EXERCISE DETAILS -
Your task is to reproduce word for word the lines running from the line containing "Generate a web" to the line containing "const tempTickLabels = ['0', '20', '40', '60', '80'];", inclusive. Nothing else belongs in the answer.

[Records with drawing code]
++++

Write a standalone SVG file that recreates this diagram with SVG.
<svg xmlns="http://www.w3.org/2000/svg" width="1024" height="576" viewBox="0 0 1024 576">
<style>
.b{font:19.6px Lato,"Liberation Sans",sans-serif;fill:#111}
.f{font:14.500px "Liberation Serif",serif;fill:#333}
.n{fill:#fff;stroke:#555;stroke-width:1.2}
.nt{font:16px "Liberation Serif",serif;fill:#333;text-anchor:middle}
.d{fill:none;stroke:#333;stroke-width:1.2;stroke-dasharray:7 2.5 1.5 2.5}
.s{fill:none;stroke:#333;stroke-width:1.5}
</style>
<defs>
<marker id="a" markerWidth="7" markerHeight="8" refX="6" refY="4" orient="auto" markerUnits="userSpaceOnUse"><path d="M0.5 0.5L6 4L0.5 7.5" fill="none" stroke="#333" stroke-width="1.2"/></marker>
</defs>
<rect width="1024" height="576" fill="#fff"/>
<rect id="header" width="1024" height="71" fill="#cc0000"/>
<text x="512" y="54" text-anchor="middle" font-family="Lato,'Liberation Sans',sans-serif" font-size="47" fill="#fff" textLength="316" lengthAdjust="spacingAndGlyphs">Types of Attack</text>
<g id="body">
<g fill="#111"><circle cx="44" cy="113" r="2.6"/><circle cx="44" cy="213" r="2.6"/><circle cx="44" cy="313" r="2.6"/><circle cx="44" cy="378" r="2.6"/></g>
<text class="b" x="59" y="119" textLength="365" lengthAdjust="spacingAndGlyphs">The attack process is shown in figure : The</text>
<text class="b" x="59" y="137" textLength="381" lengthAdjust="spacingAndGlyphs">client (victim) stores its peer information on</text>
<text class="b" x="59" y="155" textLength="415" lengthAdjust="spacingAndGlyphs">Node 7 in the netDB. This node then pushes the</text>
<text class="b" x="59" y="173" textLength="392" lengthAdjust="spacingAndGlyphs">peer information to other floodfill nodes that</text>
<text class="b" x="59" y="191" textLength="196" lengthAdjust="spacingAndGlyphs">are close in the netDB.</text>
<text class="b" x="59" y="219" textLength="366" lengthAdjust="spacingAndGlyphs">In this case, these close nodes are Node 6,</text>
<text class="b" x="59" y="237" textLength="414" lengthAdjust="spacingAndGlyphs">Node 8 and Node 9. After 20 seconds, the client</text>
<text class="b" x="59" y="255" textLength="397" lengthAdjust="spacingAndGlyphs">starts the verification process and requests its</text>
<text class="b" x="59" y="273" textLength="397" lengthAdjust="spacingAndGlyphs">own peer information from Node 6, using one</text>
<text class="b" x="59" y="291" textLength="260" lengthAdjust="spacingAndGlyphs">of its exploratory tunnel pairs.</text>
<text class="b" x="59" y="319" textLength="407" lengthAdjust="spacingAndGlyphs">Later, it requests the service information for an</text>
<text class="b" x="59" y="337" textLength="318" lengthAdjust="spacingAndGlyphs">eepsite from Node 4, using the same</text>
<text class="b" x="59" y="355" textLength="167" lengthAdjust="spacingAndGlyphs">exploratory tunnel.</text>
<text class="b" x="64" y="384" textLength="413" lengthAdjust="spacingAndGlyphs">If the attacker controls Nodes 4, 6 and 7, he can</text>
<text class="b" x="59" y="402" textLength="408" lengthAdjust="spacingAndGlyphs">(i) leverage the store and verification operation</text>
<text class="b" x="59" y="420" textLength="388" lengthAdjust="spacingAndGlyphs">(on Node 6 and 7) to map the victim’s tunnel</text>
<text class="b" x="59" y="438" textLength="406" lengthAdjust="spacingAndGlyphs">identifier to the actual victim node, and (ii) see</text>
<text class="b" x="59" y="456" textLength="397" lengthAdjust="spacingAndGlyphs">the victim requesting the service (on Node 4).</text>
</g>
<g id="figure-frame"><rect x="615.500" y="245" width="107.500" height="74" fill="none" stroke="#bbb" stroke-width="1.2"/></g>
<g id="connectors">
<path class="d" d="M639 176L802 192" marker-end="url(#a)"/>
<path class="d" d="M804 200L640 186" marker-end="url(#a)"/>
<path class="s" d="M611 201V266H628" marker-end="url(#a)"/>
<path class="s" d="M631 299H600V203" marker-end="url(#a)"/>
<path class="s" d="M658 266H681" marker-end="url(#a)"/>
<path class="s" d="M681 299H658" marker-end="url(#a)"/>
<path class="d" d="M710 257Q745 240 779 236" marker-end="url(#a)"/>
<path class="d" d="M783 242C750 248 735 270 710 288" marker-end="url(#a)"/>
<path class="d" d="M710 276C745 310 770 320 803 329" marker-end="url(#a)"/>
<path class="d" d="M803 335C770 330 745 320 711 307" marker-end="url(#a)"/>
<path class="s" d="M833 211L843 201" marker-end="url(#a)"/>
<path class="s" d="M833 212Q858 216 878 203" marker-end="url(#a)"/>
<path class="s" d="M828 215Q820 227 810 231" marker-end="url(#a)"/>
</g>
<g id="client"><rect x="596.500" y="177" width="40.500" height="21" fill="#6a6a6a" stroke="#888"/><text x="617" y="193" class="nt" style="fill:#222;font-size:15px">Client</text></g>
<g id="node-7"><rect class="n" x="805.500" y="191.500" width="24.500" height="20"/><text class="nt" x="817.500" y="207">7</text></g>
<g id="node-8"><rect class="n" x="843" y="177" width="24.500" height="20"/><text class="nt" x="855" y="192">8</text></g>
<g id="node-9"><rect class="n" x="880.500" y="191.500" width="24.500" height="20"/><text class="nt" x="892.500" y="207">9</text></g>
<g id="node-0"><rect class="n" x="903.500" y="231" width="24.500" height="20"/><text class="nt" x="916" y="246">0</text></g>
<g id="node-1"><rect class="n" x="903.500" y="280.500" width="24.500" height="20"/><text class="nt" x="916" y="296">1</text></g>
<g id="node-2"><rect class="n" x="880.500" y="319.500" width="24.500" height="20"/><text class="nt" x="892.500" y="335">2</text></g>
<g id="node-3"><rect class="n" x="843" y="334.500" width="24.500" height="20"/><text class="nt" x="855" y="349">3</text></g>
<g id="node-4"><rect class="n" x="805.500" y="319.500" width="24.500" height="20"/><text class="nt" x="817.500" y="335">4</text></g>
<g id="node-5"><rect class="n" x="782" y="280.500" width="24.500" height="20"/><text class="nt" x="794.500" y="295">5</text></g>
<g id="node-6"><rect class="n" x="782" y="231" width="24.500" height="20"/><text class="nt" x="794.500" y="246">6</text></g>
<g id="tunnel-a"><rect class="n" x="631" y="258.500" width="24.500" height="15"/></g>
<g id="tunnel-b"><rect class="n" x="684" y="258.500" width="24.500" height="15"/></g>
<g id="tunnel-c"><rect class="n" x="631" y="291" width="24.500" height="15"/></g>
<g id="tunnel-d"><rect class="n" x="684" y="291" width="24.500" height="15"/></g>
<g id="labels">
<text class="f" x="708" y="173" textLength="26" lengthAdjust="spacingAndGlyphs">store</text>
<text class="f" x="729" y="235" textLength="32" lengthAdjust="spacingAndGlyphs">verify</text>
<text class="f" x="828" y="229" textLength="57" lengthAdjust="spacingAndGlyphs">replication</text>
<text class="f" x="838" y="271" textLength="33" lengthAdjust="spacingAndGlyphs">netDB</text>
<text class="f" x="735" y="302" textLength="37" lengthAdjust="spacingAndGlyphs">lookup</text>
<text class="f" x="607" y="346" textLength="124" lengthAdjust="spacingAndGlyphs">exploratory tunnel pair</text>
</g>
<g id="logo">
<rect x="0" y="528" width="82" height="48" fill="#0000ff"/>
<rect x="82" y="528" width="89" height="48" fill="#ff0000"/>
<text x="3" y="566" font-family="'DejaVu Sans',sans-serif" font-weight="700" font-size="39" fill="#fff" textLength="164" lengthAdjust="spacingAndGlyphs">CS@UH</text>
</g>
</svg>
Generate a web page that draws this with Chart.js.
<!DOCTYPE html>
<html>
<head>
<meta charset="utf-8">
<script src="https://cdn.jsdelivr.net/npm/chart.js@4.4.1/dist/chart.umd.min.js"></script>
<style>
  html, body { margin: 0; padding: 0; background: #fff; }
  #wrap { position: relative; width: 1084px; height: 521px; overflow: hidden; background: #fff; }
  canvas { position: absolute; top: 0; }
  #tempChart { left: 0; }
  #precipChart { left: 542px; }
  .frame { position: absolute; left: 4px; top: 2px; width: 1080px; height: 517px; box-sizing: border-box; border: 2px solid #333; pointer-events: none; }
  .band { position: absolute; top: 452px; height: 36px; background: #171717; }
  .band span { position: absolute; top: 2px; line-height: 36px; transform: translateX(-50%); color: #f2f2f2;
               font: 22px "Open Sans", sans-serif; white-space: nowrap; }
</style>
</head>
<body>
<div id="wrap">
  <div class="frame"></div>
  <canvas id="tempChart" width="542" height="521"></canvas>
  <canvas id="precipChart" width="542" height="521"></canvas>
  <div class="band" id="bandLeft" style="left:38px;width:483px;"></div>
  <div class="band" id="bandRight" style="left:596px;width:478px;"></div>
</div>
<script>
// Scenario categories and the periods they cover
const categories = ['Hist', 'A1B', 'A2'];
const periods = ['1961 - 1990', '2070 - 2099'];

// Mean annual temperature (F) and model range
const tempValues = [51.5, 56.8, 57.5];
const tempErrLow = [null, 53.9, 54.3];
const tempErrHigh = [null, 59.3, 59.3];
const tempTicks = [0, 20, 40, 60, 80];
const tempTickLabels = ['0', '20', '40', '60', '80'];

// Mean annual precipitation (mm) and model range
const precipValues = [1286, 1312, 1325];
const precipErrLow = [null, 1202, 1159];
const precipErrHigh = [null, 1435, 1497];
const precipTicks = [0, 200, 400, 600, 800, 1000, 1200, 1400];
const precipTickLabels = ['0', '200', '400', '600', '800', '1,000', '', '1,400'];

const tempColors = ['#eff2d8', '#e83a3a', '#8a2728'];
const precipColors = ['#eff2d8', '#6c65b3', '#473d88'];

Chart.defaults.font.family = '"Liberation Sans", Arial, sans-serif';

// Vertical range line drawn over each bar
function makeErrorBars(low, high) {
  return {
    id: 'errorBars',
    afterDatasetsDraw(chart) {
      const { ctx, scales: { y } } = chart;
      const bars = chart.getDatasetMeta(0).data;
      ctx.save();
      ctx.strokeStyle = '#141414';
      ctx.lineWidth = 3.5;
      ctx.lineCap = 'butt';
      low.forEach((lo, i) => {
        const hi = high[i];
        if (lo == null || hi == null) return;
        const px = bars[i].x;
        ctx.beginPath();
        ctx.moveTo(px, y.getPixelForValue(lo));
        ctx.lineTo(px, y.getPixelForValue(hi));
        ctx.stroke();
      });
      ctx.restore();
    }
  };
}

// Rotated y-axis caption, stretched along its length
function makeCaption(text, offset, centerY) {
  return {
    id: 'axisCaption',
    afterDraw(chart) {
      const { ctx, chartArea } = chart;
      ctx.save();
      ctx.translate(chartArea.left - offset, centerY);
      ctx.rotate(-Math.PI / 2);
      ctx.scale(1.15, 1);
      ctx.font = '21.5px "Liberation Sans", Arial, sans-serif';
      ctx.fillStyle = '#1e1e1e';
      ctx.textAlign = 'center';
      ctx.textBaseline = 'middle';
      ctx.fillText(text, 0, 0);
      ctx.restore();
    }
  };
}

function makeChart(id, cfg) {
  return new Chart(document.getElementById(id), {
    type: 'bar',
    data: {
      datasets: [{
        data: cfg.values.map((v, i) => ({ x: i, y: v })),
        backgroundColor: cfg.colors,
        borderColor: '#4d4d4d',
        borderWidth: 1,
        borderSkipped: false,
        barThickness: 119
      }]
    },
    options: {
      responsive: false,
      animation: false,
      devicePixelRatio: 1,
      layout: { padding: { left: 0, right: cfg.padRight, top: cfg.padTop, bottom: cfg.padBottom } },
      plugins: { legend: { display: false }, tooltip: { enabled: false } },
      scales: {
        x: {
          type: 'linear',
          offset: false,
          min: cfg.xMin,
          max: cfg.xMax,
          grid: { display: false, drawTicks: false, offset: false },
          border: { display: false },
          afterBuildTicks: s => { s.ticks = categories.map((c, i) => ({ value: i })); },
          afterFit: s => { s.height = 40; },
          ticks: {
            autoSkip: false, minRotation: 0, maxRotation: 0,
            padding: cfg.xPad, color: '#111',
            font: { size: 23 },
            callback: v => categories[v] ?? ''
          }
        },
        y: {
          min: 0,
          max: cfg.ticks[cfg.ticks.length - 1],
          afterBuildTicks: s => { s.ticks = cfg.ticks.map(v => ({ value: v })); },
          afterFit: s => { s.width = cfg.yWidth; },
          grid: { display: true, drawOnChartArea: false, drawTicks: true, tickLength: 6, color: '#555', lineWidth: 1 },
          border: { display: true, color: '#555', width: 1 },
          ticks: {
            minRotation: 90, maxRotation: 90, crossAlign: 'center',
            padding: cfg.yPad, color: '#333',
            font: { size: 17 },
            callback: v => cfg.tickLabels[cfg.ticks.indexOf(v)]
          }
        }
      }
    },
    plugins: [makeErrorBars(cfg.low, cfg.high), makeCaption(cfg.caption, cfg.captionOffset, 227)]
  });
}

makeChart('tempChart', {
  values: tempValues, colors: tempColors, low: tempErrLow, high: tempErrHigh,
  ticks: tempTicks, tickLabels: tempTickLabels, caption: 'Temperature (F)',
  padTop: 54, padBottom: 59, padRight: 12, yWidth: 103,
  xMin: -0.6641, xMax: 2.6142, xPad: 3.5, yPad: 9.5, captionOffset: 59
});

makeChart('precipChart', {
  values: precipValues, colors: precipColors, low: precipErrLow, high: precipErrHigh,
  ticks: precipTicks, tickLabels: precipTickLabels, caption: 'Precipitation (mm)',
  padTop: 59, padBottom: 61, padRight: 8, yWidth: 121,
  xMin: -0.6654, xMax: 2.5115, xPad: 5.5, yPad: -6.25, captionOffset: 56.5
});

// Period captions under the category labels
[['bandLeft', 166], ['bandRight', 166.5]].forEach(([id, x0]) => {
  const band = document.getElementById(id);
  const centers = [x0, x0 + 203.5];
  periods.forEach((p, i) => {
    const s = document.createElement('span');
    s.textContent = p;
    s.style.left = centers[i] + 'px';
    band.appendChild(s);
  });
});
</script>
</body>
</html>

++++

OUTPUT OF THE TASK -
Generate a web page that draws this with Chart.js.
<!DOCTYPE html>
<html>
<head>
<meta charset="utf-8">
<script src="https://cdn.jsdelivr.net/npm/chart.js@4.4.1/dist/chart.umd.min.js"></script>
<style>
  html, body { margin: 0; padding: 0; background: #fff; }
  #wrap { position: relative; width: 1084px; height: 521px; overflow: hidden; background: #fff; }
  canvas { position: absolute; top: 0; }
  #tempChart { left: 0; }
  #precipChart { left: 542px; }
  .frame { position: absolute; left: 4px; top: 2px; width: 1080px; height: 517px; box-sizing: border-box; border: 2px solid #333; pointer-events: none; }
  .band { position: absolute; top: 452px; height: 36px; background: #171717; }
  .band span { position: absolute; top: 2px; line-height: 36px; transform: translateX(-50%); color: #f2f2f2;
               font: 22px "Open Sans", sans-serif; white-space: nowrap; }
</style>
</head>
<body>
<div id="wrap">
  <div class="frame"></div>
  <canvas id="tempChart" width="542" height="521"></canvas>
  <canvas id="precipChart" width="542" height="521"></canvas>
  <div class="band" id="bandLeft" style="left:38px;width:483px;"></div>
  <div class="band" id="bandRight" style="left:596px;width:478px;"></div>
</div>
<script>
// Scenario categories and the periods they cover
const categories = ['Hist', 'A1B', 'A2'];
const periods = ['1961 - 1990', '2070 - 2099'];

// Mean annual temperature (F) and model range
const tempValues = [51.5, 56.8, 57.5];
const tempErrLow = [null, 53.9, 54.3];
const tempErrHigh = [null, 59.3, 59.3];
const tempTicks = [0, 20, 40, 60, 80];
const tempTickLabels = ['0', '20', '40', '60', '80'];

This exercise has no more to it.